# GIVEN TASK:
Extract the lines from the start through the line that holds "import plotly.graph_objects as go", both included, omitting all images.

# INFORMATION PROVIDED:
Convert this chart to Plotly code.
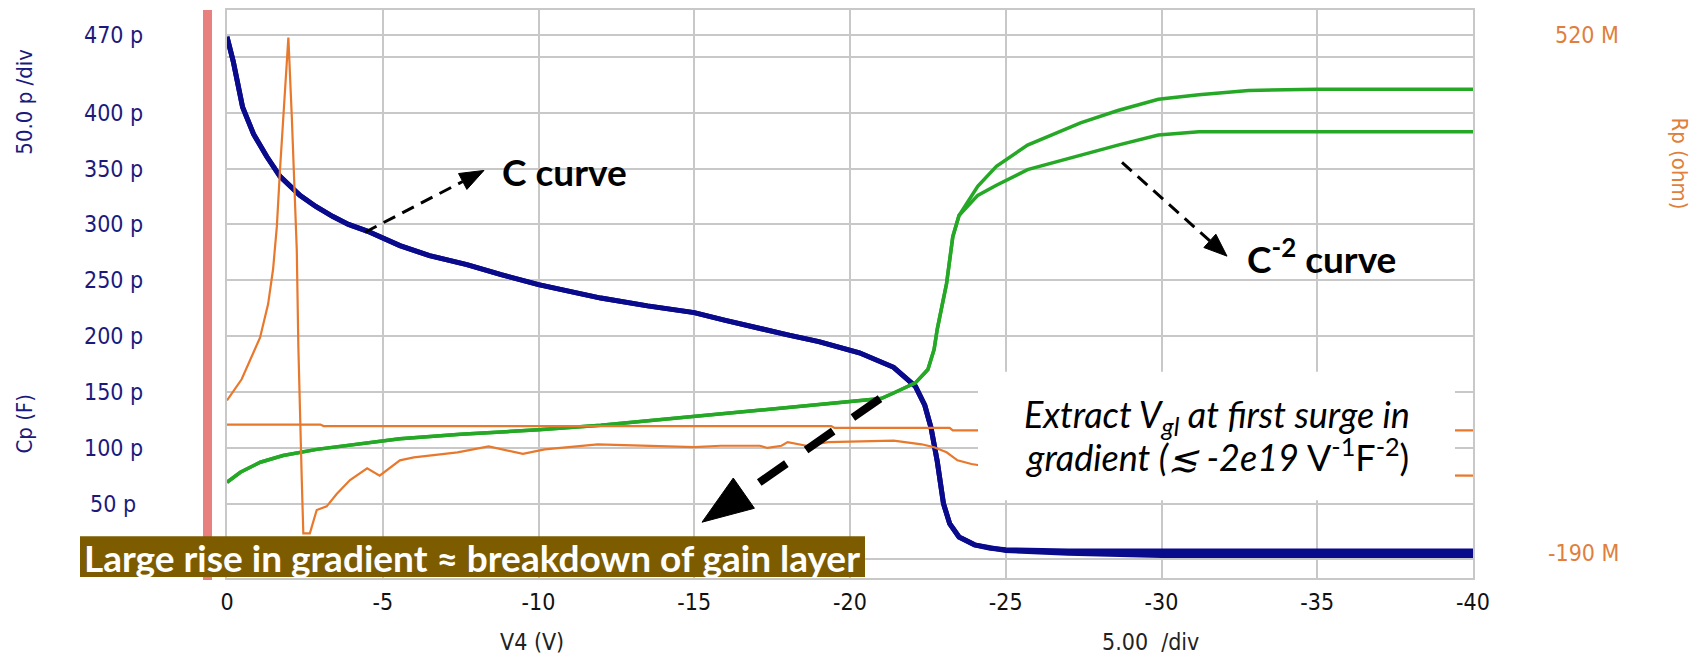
import math
import plotly.graph_objects as go

# ---------------- data ----------------
# Capacitance curves (pF) vs bias V4 (V)
v_c = [0, -0.2, -0.5, -0.85, -1.27, -1.7, -2.34, -2.85, -3.4, -3.9, -4.5, -5.55, -6.5, -7.7, -8.8,
       -10, -11, -12, -13.5, -15, -16, -17, -18, -19, -20.3, -21.4, -22.1, -22.4, -22.6, -22.8,
       -23.0, -23.2, -23.5, -24.0, -24.5, -25, -27, -30, -35, -40]
c1_pf = [468, 446, 405, 381, 361, 343, 326, 316, 307, 300, 294, 281, 272, 264, 255,
         246, 240, 234, 227, 221, 214, 207, 201, 195, 185, 172, 155, 138, 118, 88,
         50, 32, 20, 13, 10, 8.5, 7.5, 7.5, 7.5, 7.5]
c2_pf = [468, 446, 405, 381, 361, 343, 326, 316, 307, 300, 294, 281, 272, 264, 255,
         246, 240, 234, 227, 221, 214, 207, 201, 195, 185, 172, 155, 138, 118, 88,
         50, 32, 20, 13, 10, 8, 5.5, 3.5, 3.5, 3.5]

# C^-2 curves (drawn on the same vertical scale)
v_g = [0, -0.43, -1.07, -1.8, -2.88, -4.5, -5.55, -7.5, -10, -12, -13.9, -15, -17.1, -20, -21,
       -21.4, -22.1, -22.5, -22.7, -22.8, -23.1, -23.3, -23.5, -24.1, -24.7, -25.7, -27.4,
       -28.6, -29.9, -31.2, -32.8, -35, -40]
g1 = [69, 78, 87, 93, 98.5, 104, 108, 112, 116, 120, 125, 128, 133, 141, 144,
      149, 158, 170, 188, 206, 247, 289, 308, 334, 352, 371, 391,
      402, 412, 416, 420, 421, 421]
g2 = [69, 78, 87, 93, 98.5, 104, 108, 112, 116, 120, 125, 128, 133, 141, 144,
      149, 158, 170, 188, 206, 247, 289, 308, 326, 335, 349, 362,
      371, 380, 383, 383, 383, 383]

# Parallel resistance curves (M ohm)
v_ra = [0, -0.47, -1.06, -1.32, -1.48, -1.6, -1.7, -1.81, -1.9, -1.97,
        -2.08, -2.18, -2.24, -2.29, -2.34, -2.4, -2.45, -2.66, -2.88, -3.2,
        -3.52, -3.95, -4.5, -4.9, -5.55, -6.0, -7.4, -8.4, -9.5, -10.2,
        -11.9, -13.9, -15, -15.85, -17.1, -17.35, -17.8, -18, -18.6, -19.3,
        -21.4, -22.3, -22.7, -23.1, -23.45, -23.9, -24.2, -26, -30, -35, -40]
ra_mohm = [19, 48, 105, 151, 199, 257, 334, 414, 471, 516,
           408, 303, 225, 94, -10, -89, -163, -163, -131, -126,
           -109, -90, -74, -84, -63, -59, -52, -44, -54, -48,
           -41, -44, -45, -43, -43, -46, -43, -38, -43, -38,
           -36, -41, -45, -52, -63, -68, -70, -76, -80, -83, -84]
v_rb = [0, -3.0, -3.1, -19.4, -19.5, -23.2, -23.3, -40]
rb_mohm = [-14, -14, -16, -16, -18.5, -18.5, -22, -22]

# axis ticks
x_ticks = [0, -5, -10, -15, -20, -25, -30, -35, -40]
x_ticktext = ["0", "-5", "-10", "-15", "-20", "-25", "-30", "-35", "-40"]
y_grid = [0, 50, 100, 150, 200, 250, 300, 350, 400, 450, 470]
y_labels = [50, 100, 150, 200, 250, 300, 350, 400, 470]
r_labels = [520, -190]

# ---------------- layout geometry ----------------
W, H = 1707, 665
L, R, T, B = 227, 1473, 8, 578
NAVY = "#1a1a7e"
ORANGE = "#e07f3c"
BLUE = "#0a0a8c"
GREEN = "#25a825"
ORG_LINE = "#e8782c"
GRID = "#c8c8c8"
TICKFONT = "DejaVu Sans Condensed, DejaVu Sans"


def px(x):
    return (x - L) / (R - L)


def py(y):
    return (B - y) / (B - T)


fig = go.Figure()
fig.add_trace(go.Scatter(x=v_c, y=c2_pf, mode="lines", line=dict(color=BLUE, width=5), showlegend=False))
fig.add_trace(go.Scatter(x=v_c, y=c1_pf, mode="lines", line=dict(color=BLUE, width=5), showlegend=False))
fig.add_trace(go.Scatter(x=v_g, y=g2, mode="lines", line=dict(color=GREEN, width=3.5), showlegend=False))
fig.add_trace(go.Scatter(x=v_g, y=g1, mode="lines", line=dict(color=GREEN, width=3.5), showlegend=False))
fig.add_trace(go.Scatter(x=v_rb, y=[m * 1e6 for m in rb_mohm], mode="lines", yaxis="y2",
                         line=dict(color=ORG_LINE, width=2.2), showlegend=False))
fig.add_trace(go.Scatter(x=v_ra, y=[m * 1e6 for m in ra_mohm], mode="lines", yaxis="y2",
                         line=dict(color=ORG_LINE, width=2.2), showlegend=False))

shapes = []
annotations = []

# pink bar left of the plot
shapes.append(dict(type="rect", xref="paper", yref="paper", x0=px(203), x1=px(212), y0=py(580), y1=py(8),
                   fillcolor="#e88080", line=dict(width=0), layer="above"))
# white text box
shapes.append(dict(type="rect", xref="paper", yref="paper", x0=px(978), x1=px(1455), y0=py(500), y1=py(371),
                   fillcolor="white", line=dict(width=0), layer="above"))
# gold label box
shapes.append(dict(type="rect", xref="paper", yref="paper", x0=px(80), x1=px(865), y0=py(577), y1=py(536),
                   fillcolor="#7d5c00", line=dict(width=0), layer="above"))


def arrow(tail, tip, head_len, head_w, width, dash):
    dx, dy = tip[0] - tail[0], tip[1] - tail[1]
    n = math.hypot(dx, dy)
    ux, uy = dx / n, dy / n
    bx, by = tip[0] - ux * head_len, tip[1] - uy * head_len
    nx, ny = -uy, ux
    c1 = (bx + nx * head_w / 2, by + ny * head_w / 2)
    c2 = (bx - nx * head_w / 2, by - ny * head_w / 2)
    shapes.append(dict(type="line", xref="paper", yref="paper", x0=px(tail[0]), y0=py(tail[1]),
                       x1=px(bx), y1=py(by), line=dict(color="black", width=width, dash=dash), layer="above"))
    path = "M {:.5f},{:.5f} L {:.5f},{:.5f} L {:.5f},{:.5f} Z".format(
        px(tip[0]), py(tip[1]), px(c1[0]), py(c1[1]), px(c2[0]), py(c2[1]))
    shapes.append(dict(type="path", xref="paper", yref="paper", path=path, fillcolor="black",
                       line=dict(color="black", width=1), layer="above"))


arrow((365, 231), (484, 169), 24, 18, 3, "13px,8px")
arrow((1122, 161), (1227, 255), 23, 18, 3, "13px,8px")
arrow((880, 398), (702, 522), 51, 37, 8, "33px,24px")


def note(x, y, text, size, color, family, angle=0, xref="paper", yref="paper", xanchor="center"):
    annotations.append(dict(xref=xref, yref=yref, x=x, y=y, text=text, showarrow=False,
                            xanchor=xanchor, yanchor="middle", textangle=angle,
                            font=dict(family=family, size=size, color=color)))


# left tick labels
for v in y_labels:
    note(px(113), v, f"{v} p", 23, NAVY, TICKFONT, yref="y")
# right tick labels
for m in r_labels:
    note(px(1621), m * 1e6, f"{m} M", 23, ORANGE, TICKFONT, yref="y2", xanchor="right")
# axis titles
note(px(25), py(100), "50.0 p /div", 22, NAVY, TICKFONT, angle=-90)
note(px(25), py(423), "Cp (F)", 22, NAVY, TICKFONT, angle=-90)
note(px(1680), py(162), "Rp (ohm)", 22, ORANGE, TICKFONT, angle=90)
note(px(532), py(642), "V4 (V)", 23, "#222222", TICKFONT)
note(px(1150), py(642), "5.00  /div", 23, "#222222", TICKFONT)
# callouts
note(px(564), py(170), "<b>C curve</b>", 37, "black", "Lato")
note(px(1321), py(255), "<b>C<sup>-2</sup> curve</b>", 37, "black", "Lato")
note(px(1217), py(416), "<i>Extract V<sub>gl</sub> at first surge in</i>", 36, "black", "Lato")
note(px(1217), py(455), "<i>gradient (≲ -2e19</i> V<sup>-1</sup>F<sup>-2</sup>)", 36, "black", "Lato")
note(px(472), py(557), "<b>Large rise in gradient ≈ breakdown of gain layer</b>", 37, "white", "Lato")

fig.update_layout(
    width=W, height=H,
    margin=dict(l=L, r=W - R, t=T, b=H - B),
    paper_bgcolor="white", plot_bgcolor="white",
    xaxis=dict(range=[0, -40], tickvals=x_ticks, ticktext=x_ticktext, showgrid=True, gridcolor=GRID,
               gridwidth=1.5, zeroline=False, showline=True, mirror=True, linecolor=GRID, linewidth=1.5,
               ticks="", tickfont=dict(family=TICKFONT, size=23, color="#111111"), ticklabelstandoff=3),
    yaxis=dict(range=[-16.7, 492.0], tickvals=y_grid, showticklabels=False, showgrid=True, gridcolor=GRID,
               gridwidth=1.5, zeroline=False, showline=True, mirror=True, linecolor=GRID, linewidth=1.5,
               ticks=""),
    yaxis2=dict(range=[-224.1e6, 553.7e6], overlaying="y", side="right", showgrid=False,
                showticklabels=False, zeroline=False, showline=False, ticks=""),
    shapes=shapes, annotations=annotations,
    showlegend=False,
)

fig.write_html("out.html")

# THE RESULT:
Convert this chart to Plotly code.
import math
import plotly.graph_objects as go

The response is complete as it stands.